■ WHAT YOU SHOULD DO
Include the line with "right=0.888, bottom=0.138, top=0.967)" and every line before it in the entries below, echoed exactly, but not the pictures.
[START DATA TO USE]
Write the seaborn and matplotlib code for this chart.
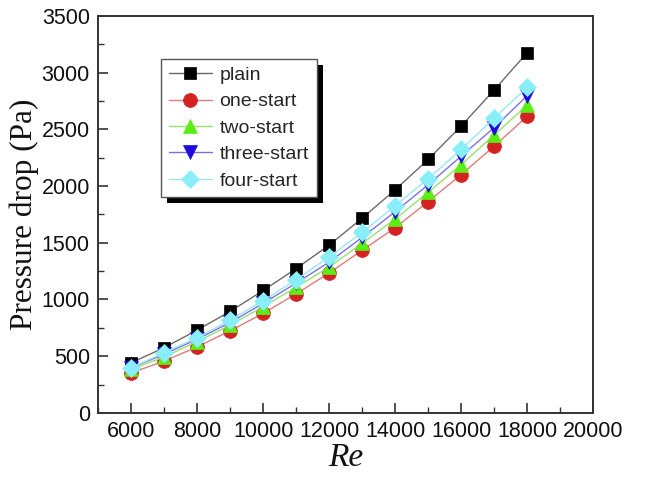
import matplotlib
matplotlib.use('Agg')
import matplotlib.pyplot as plt
from matplotlib.patches import Rectangle
from matplotlib.ticker import MultipleLocator
import seaborn as sns
import pandas as pd

# ─── Data ────────────────────────────────────────────────────────────────────
re_values = [6000, 7000, 8000, 9000, 10000, 11000, 12000, 13000, 14000, 15000, 16000, 17000, 18000]
plain = [442, 575, 730, 895, 1079, 1272, 1479, 1716, 1967, 2234, 2529, 2846, 3175]
one_start = [353, 457, 582, 724, 877, 1050, 1233, 1434, 1632, 1863, 2100, 2352, 2613]
two_start = [384, 493, 629, 774, 937, 1108, 1286, 1494, 1710, 1943, 2189, 2449, 2713]
three_start = [398, 517, 650, 797, 966, 1144, 1330, 1547, 1774, 2011, 2263, 2515, 2796]
four_start = [398, 531, 664, 819, 990, 1174, 1375, 1591, 1825, 2065, 2322, 2598, 2870]

series_names = ['plain', 'one-start', 'two-start', 'three-start', 'four-start']
series_values = [plain, one_start, two_start, three_start, four_start]

# line colour, marker colour, marker, marker size
styles = {
    'plain':       ('#6a6a6a', '#000000', 's', 9),
    'one-start':   ('#e27a7a', '#d42222', 'o', 10),
    'two-start':   ('#98e070', '#5cee14', '^', 10),
    'three-start': ('#7a72e6', '#1c0ce0', 'v', 10),
    'four-start':  ('#9ae6f2', '#8aeefa', 'D', 9),
}

df = pd.DataFrame({
    'Re': re_values * len(series_names),
    'dp': sum(series_values, []),
    'case': [n for n in series_names for _ in re_values],
})

sns.set_style('ticks')
plt.rcParams['font.family'] = ['Liberation Sans', 'DejaVu Sans']

fig, ax = plt.subplots(figsize=(6.68, 4.79), dpi=100)
fig.subplots_adjust(left=0.147, right=0.888, bottom=0.138, top=0.967)

for name in series_names:
    lc, mc, mk, ms = styles[name]
    sub = df[df['case'] == name]
    sns.lineplot(data=sub, x='Re', y='dp', ax=ax, color=lc, linewidth=1.0,
                 marker=mk, markersize=ms, markerfacecolor=mc,
                 markeredgecolor=mc, markeredgewidth=0.5, label=name)

ax.set_xlim(5000, 20000)
ax.set_ylim(0, 3500)
ax.xaxis.set_major_locator(MultipleLocator(2000))
ax.xaxis.set_minor_locator(MultipleLocator(1000))
ax.yaxis.set_major_locator(MultipleLocator(500))
ax.yaxis.set_minor_locator(MultipleLocator(250))

for sp in ax.spines.values():
    sp.set_visible(True)
    sp.set_color('#333333')
    sp.set_linewidth(1.4)

ax.tick_params(which='both', direction='in', top=False, right=False,
               colors='#333333', labelcolor='#111111', labelsize=15.5)
ax.tick_params(which='major', length=7, width=1.2, pad=6)
ax.tick_params(which='minor', length=4, width=1.0)

ax.set_xlabel('Re', family='Liberation Serif', style='italic', fontsize=24,
              labelpad=0, color='#111111')
ax.set_ylabel('Pressure drop (Pa)', family='Liberation Serif', fontsize=22.5,
              labelpad=2, color='#111111')

leg = ax.legend(loc='upper left', bbox_to_anchor=(0.127, 0.892), borderaxespad=0,
                fancybox=False, framealpha=1, edgecolor='#555555', fontsize=14,
                handlelength=2.2, handletextpad=0.4, labelspacing=0.45,
                borderpad=0.4)
leg.get_frame().set_linewidth(1.0)
leg.set_zorder(5)

# legend drop shadow (solid black, offset down-right)
fig.canvas.draw()
bb = leg.get_window_extent().transformed(fig.transFigure.inverted())
dx, dy = 6 / 668, 6 / 479
shadow = Rectangle((bb.x0 + dx, bb.y0 - dy), bb.width, bb.height,
                   transform=fig.transFigure, facecolor='black',
                   edgecolor='none', zorder=4)
ax.add_artist(shadow)
shadow.set_clip_on(False)

plt.savefig('out.png', dpi=100)
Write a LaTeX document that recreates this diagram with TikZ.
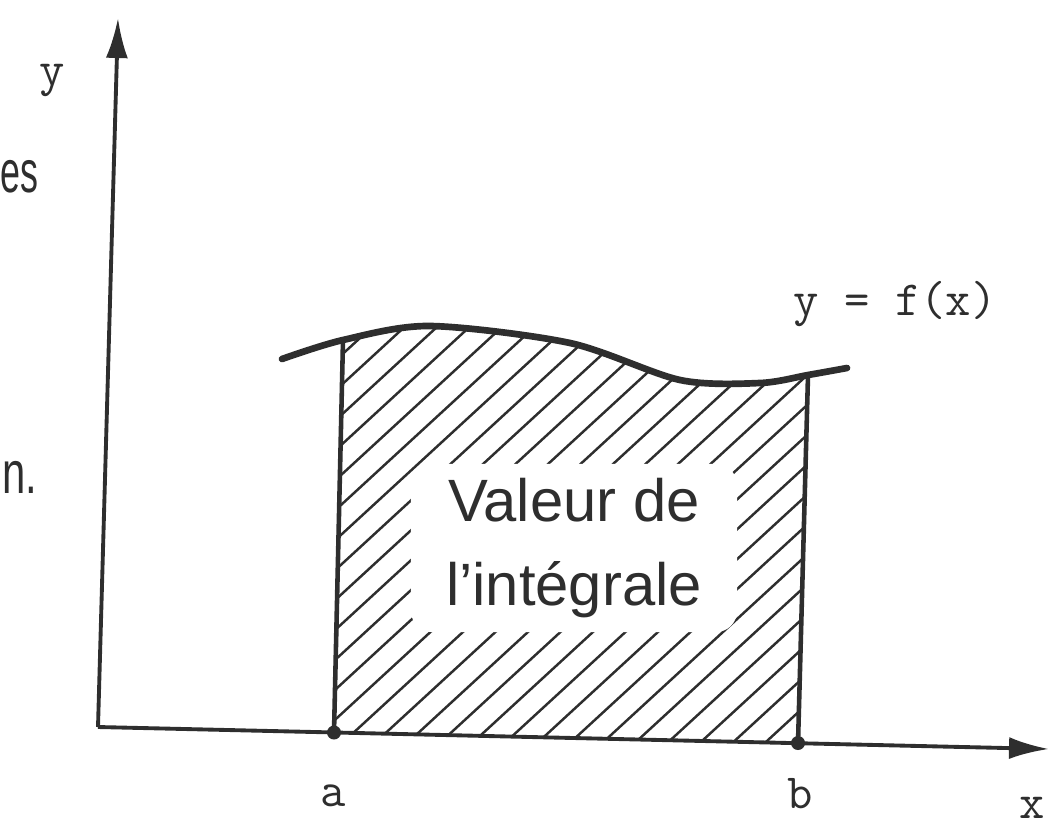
[END DATA TO USE]
■ OUTPUT OF THE EXERCISE
Write the seaborn and matplotlib code for this chart.
import matplotlib
matplotlib.use('Agg')
import matplotlib.pyplot as plt
from matplotlib.patches import Rectangle
from matplotlib.ticker import MultipleLocator
import seaborn as sns
import pandas as pd

# ─── Data ────────────────────────────────────────────────────────────────────
re_values = [6000, 7000, 8000, 9000, 10000, 11000, 12000, 13000, 14000, 15000, 16000, 17000, 18000]
plain = [442, 575, 730, 895, 1079, 1272, 1479, 1716, 1967, 2234, 2529, 2846, 3175]
one_start = [353, 457, 582, 724, 877, 1050, 1233, 1434, 1632, 1863, 2100, 2352, 2613]
two_start = [384, 493, 629, 774, 937, 1108, 1286, 1494, 1710, 1943, 2189, 2449, 2713]
three_start = [398, 517, 650, 797, 966, 1144, 1330, 1547, 1774, 2011, 2263, 2515, 2796]
four_start = [398, 531, 664, 819, 990, 1174, 1375, 1591, 1825, 2065, 2322, 2598, 2870]

series_names = ['plain', 'one-start', 'two-start', 'three-start', 'four-start']
series_values = [plain, one_start, two_start, three_start, four_start]

# line colour, marker colour, marker, marker size
styles = {
    'plain':       ('#6a6a6a', '#000000', 's', 9),
    'one-start':   ('#e27a7a', '#d42222', 'o', 10),
    'two-start':   ('#98e070', '#5cee14', '^', 10),
    'three-start': ('#7a72e6', '#1c0ce0', 'v', 10),
    'four-start':  ('#9ae6f2', '#8aeefa', 'D', 9),
}

df = pd.DataFrame({
    'Re': re_values * len(series_names),
    'dp': sum(series_values, []),
    'case': [n for n in series_names for _ in re_values],
})

sns.set_style('ticks')
plt.rcParams['font.family'] = ['Liberation Sans', 'DejaVu Sans']

fig, ax = plt.subplots(figsize=(6.68, 4.79), dpi=100)
fig.subplots_adjust(left=0.147, right=0.888, bottom=0.138, top=0.967)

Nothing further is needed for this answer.